__Stated task__. Here are some records; copy every line that holds the word "with".

__Material supplied__.
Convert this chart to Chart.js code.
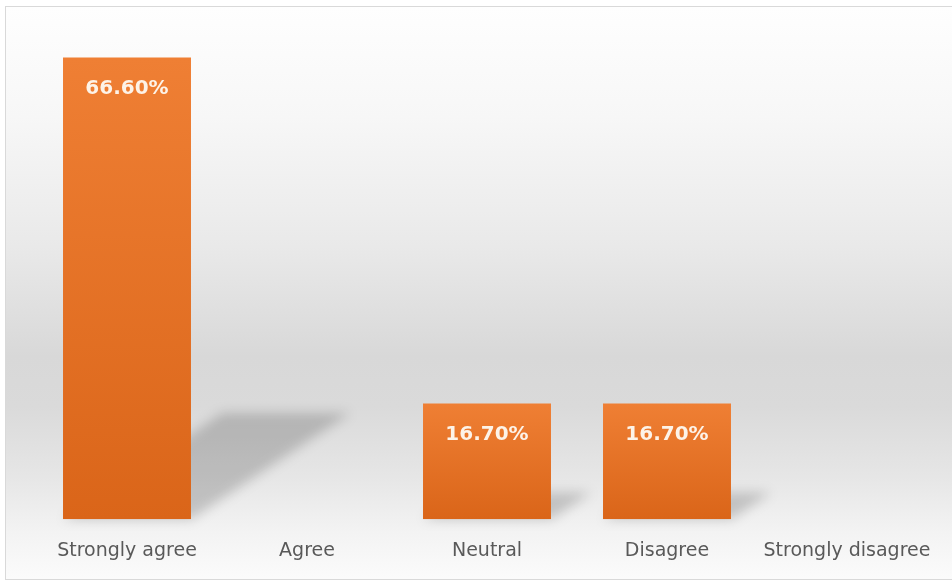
<!DOCTYPE html>
<html>
<head>
<meta charset="utf-8">
<script src="https://cdn.jsdelivr.net/npm/chart.js@4"></script>
<style>
    html, body {
        margin: 0;
        padding: 0;
        background: #ffffff;
        overflow: hidden;
    }
    #frame {
        position: absolute;
        left: 5px;
        top: 6px;
        width: 960px;
        height: 572px;
        border: 1px solid #d9d9d9;
        background: linear-gradient(to bottom,
            #fefefe 0px, #f7f7f7 110px, #e9e9e9 240px, #d8d8d8 350px,
            #dadada 400px, #e6e6e6 470px, #f3f3f3 525px, #fbfbfb 572px);
    }
    #wrap {
        position: absolute;
        left: 0;
        top: 0;
        width: 952px;
        height: 582px;
    }
</style>
</head>
<body>
<div id="frame"></div>
<div id="wrap"><canvas id="survey-chart" width="952" height="582"></canvas></div>
<script>
// Survey responses (percent of respondents)
const categories = ["Strongly agree", "Agree", "Neutral", "Disagree", "Strongly disagree"];
const percentages = [66.6, 0, 16.7, 16.7, 0];

// Slanted drop shadow behind each bar, cast up and to the right
const barShadow = {
    id: "barShadow",
    beforeDatasetsDraw(chart) {
        const ctx = chart.ctx;
        const meta = chart.getDatasetMeta(0);
        ctx.save();
        ctx.filter = "blur(6px)";
        meta.data.forEach((bar) => {
            const h = bar.base - bar.y;
            if (h <= 0) return;
            const left = bar.x - bar.width / 2;
            const right = bar.x + bar.width / 2;
            const dx = h * 0.345;
            const dy = h * 0.23;
            ctx.fillStyle = "rgba(0, 0, 0, 0.18)";
            ctx.beginPath();
            ctx.moveTo(left, bar.base);
            ctx.lineTo(right, bar.base);
            ctx.lineTo(right + dx, bar.base - dy);
            ctx.lineTo(left + dx, bar.base - dy);
            ctx.closePath();
            ctx.fill();
        });
        ctx.restore();
    }
};

// Value labels inside the top of each bar
const valueLabels = {
    id: "valueLabels",
    afterDatasetsDraw(chart) {
        const ctx = chart.ctx;
        const meta = chart.getDatasetMeta(0);
        ctx.save();
        ctx.font = "bold 20px 'DejaVu Sans'";
        ctx.fillStyle = "#fdf3e8";
        ctx.textAlign = "center";
        ctx.textBaseline = "middle";
        meta.data.forEach((bar, i) => {
            if (percentages[i] <= 0) return;
            ctx.fillText(percentages[i].toFixed(2) + "%", bar.x, bar.y + 31);
        });
        ctx.restore();
    }
};

const ctx = document.getElementById("survey-chart").getContext("2d");

new Chart(ctx, {
    type: "bar",
    data: {
        labels: categories,
        datasets: [{
            data: percentages,
            backgroundColor: (context) => {
                const chart = context.chart;
                const area = chart.chartArea;
                if (!area) return "#e87428";
                const yScale = chart.scales.y;
                const top = yScale.getPixelForValue(context.raw);
                const bottom = yScale.getPixelForValue(0);
                if (!(bottom > top)) return "#e87428";
                const g = chart.ctx.createLinearGradient(0, top, 0, bottom);
                g.addColorStop(0, "#ef7f34");
                g.addColorStop(1, "#da6519");
                return g;
            },
            borderWidth: 0,
            categoryPercentage: 1.0,
            barPercentage: 0.711
        }]
    },
    options: {
        responsive: false,
        animation: false,
        layout: {
            padding: { left: 37, right: 15, top: 34, bottom: 0 }
        },
        scales: {
            x: {
                grid: { display: false, drawTicks: false },
                border: { display: false },
                ticks: {
                    color: "#595959",
                    padding: 20,
                    font: { family: "'DejaVu Sans'", size: 19 }
                }
            },
            y: {
                display: false,
                min: 0,
                max: 70
            }
        },
        plugins: {
            legend: { display: false },
            tooltip: { enabled: false }
        }
    },
    plugins: [barShadow, valueLabels]
});
</script>
</body>
</html>
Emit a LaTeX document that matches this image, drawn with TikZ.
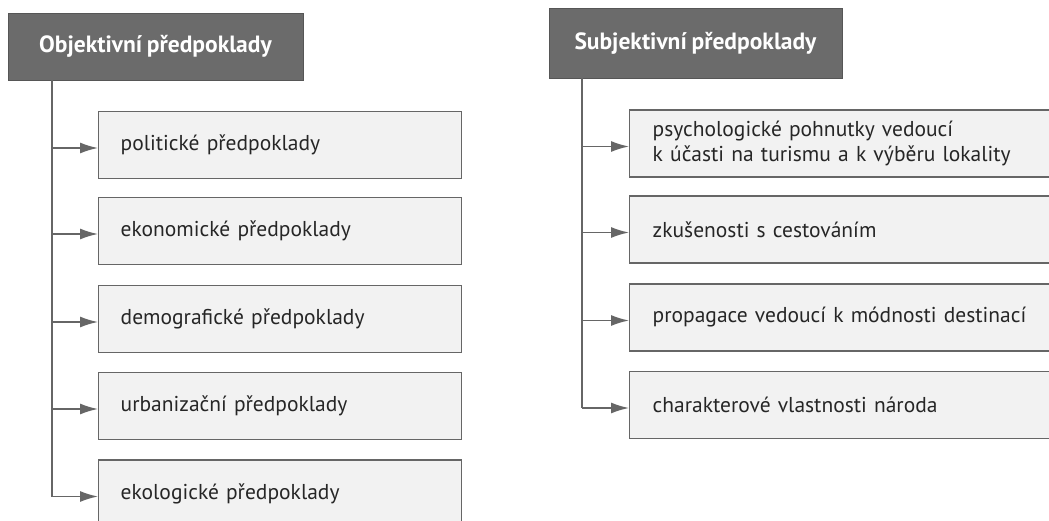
\documentclass[tikz,border=0pt]{standalone}
\usepackage{fontspec}
\setmainfont[WordSpace=0.8]{PT Sans}
\usetikzlibrary{arrows.meta,calc}
\definecolor{hdrgray}{HTML}{6B6B6B}
\definecolor{boxfill}{HTML}{F2F2F2}
\definecolor{linegray}{HTML}{666666}
\begin{document}
\begin{tikzpicture}[x=1pt,y=-1pt,
  hdr/.style={fill=hdrgray,draw=hdrgray!80!black,line width=0.8pt,text=white,font=\fontsize{23.5}{26}\selectfont\bfseries,inner sep=0pt},
  itembox/.style={fill=boxfill,draw=linegray,line width=1.4pt,anchor=west,minimum height=67pt,inner ysep=0pt,align=left,font=\fontsize{21.5}{25}\selectfont,text=black!85},
  conn/.style={draw=linegray,line width=1.6pt},
  arr/.style={conn,-{Latex[length=18pt,width=11pt]}}
]
\clip (0,0) rectangle (1049,521);
\fill[white] (0,0) rectangle (1049,521);
% left column
\node[hdr,minimum width=295pt,minimum height=67pt] (hL) at (155.5,46.5) {Objektivní předpoklady};
\coordinate (tL) at (52,80);
\foreach \n/\y/\t in {1/145/politické předpoklady,2/231/ekonomické předpoklady,3/319/demografické předpoklady,4/406/urbanizační předpoklady,5/493.5/ekologické předpoklady}{
  \node[itembox,minimum width=363pt,text width=319pt,inner xsep=22pt] (L\n) at (98,\y) {\t};
}
\draw[conn] (hL.south -| tL) -- ([yshift=-3pt]tL |- L5.west);
\foreach \n in {1,...,5}{
  \draw[arr] ([yshift=-3pt]tL |- L\n.west) -- ([yshift=-3pt]L\n.west);
}
% right column
\node[hdr,minimum width=293pt,minimum height=70pt] (hR) at (695.5,43) {Subjektivní předpoklady};
\coordinate (tR) at (582,78);
\node[itembox,minimum width=440pt,text width=394pt,inner xsep=23pt] (R1) at (629,143.5) {psychologické pohnutky vedoucí\\k účasti na turismu a k výběru lokality};
\node[itembox,minimum width=440pt,text width=394pt,inner xsep=23pt] (R2) at (629,229.5) {zkušenosti s cestováním};
\node[itembox,minimum width=440pt,text width=394pt,inner xsep=23pt] (R3) at (629,317.5) {propagace vedoucí k módnosti destinací};
\node[itembox,minimum width=440pt,text width=394pt,inner xsep=23pt] (R4) at (629,405) {charakterové vlastnosti národa};
\draw[conn] (hR.south -| tR) -- ([yshift=-3pt]tR |- R4.west);
\foreach \n in {1,...,4}{
  \draw[arr] ([yshift=-3pt]tR |- R\n.west) -- ([yshift=-3pt]R\n.west);
}
\end{tikzpicture}
\end{document}
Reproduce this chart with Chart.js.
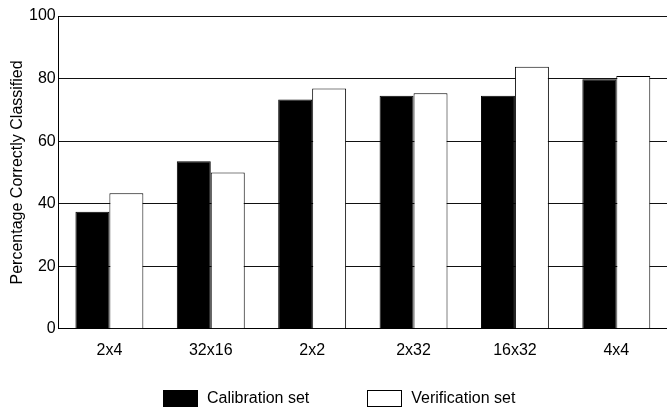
<!DOCTYPE html>
<html>
<head>
<meta charset="utf-8">
<script src="https://cdn.jsdelivr.net/npm/chart.js@4"></script>
<style>
  html, body { margin: 0; padding: 0; background: #fff; }
  #wrap { position: relative; width: 667px; height: 412px; overflow: hidden; }
  #legend { position: absolute; left: 163px; top: 389px; display: flex; align-items: center;
    font-family: "Liberation Sans", Arial, sans-serif; font-size: 16px; color: #000; }
  #legend .item { display: flex; align-items: center; margin-right: 58px; }
  #legend .sw { width: 35px; height: 17px; box-sizing: border-box; border: 1px solid #000; margin-right: 9px; }
</style>
</head>
<body>
<div id="wrap">
  <canvas id="chart" width="667" height="412"></canvas>
  <div id="legend"></div>
</div>
<script>
const categories = ['2x4', '32x16', '2x2', '2x32', '16x32', '4x4'];
const calibration = [37.4, 53.6, 73.3, 74.5, 74.5, 79.8];
const verification = [43.3, 50, 76.8, 75.3, 83.8, 80.8];
const seriesNames = ['Calibration set', 'Verification set'];
const seriesFills = ['#000000', '#ffffff'];
const yTicks = [0, 20, 40, 60, 80, 100];

const font = { family: '"Liberation Sans", Arial, sans-serif', size: 16 };

const chart = new Chart(document.getElementById('chart').getContext('2d'), {
  type: 'bar',
  data: {
    labels: categories,
    datasets: [
      {
        label: seriesNames[0],
        data: calibration,
        backgroundColor: seriesFills[0],
        borderColor: '#000',
        borderWidth: 1
      },
      {
        label: seriesNames[1],
        data: verification,
        backgroundColor: seriesFills[1],
        borderColor: '#000',
        borderWidth: 1
      }
    ]
  },
  options: {
    responsive: false,
    animation: false,
    layout: { padding: { top: 16, right: 0, bottom: 40, left: 0 } },
    categoryPercentage: 0.67,
    barPercentage: 1.0,
    plugins: { legend: { display: false }, tooltip: { enabled: false } },
    scales: {
      x: {
        grid: { display: false, drawTicks: false },
        border: { color: '#000', width: 1 },
        ticks: { color: '#000', font, padding: 12 }
      },
      y: {
        min: 0,
        max: 100,
        afterBuildTicks: (axis) => { axis.ticks = yTicks.map((v) => ({ value: v })); },
        grid: { color: '#111', lineWidth: 1, drawTicks: false },
        border: { color: '#000', width: 1 },
        ticks: { color: '#000', font, padding: 3 },
        title: {
          display: true,
          text: 'Percentage Correctly Classified',
          color: '#000',
          font: { family: font.family, size: 16, lineHeight: 1 },
          padding: { top: 10, bottom: 0 }
        }
      }
    }
  }
});

// legend in HTML so the wide gap between the two items can match
const legend = document.getElementById('legend');
chart.data.datasets.forEach((ds) => {
  const item = document.createElement('div');
  item.className = 'item';
  const sw = document.createElement('span');
  sw.className = 'sw';
  sw.style.background = ds.backgroundColor;
  const txt = document.createElement('span');
  txt.textContent = ds.label;
  item.appendChild(sw);
  item.appendChild(txt);
  legend.appendChild(item);
});
</script>
</body>
</html>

__Output for this exercise__.
Emit a LaTeX document that matches this image, drawn with TikZ.
Reproduce this chart with Chart.js.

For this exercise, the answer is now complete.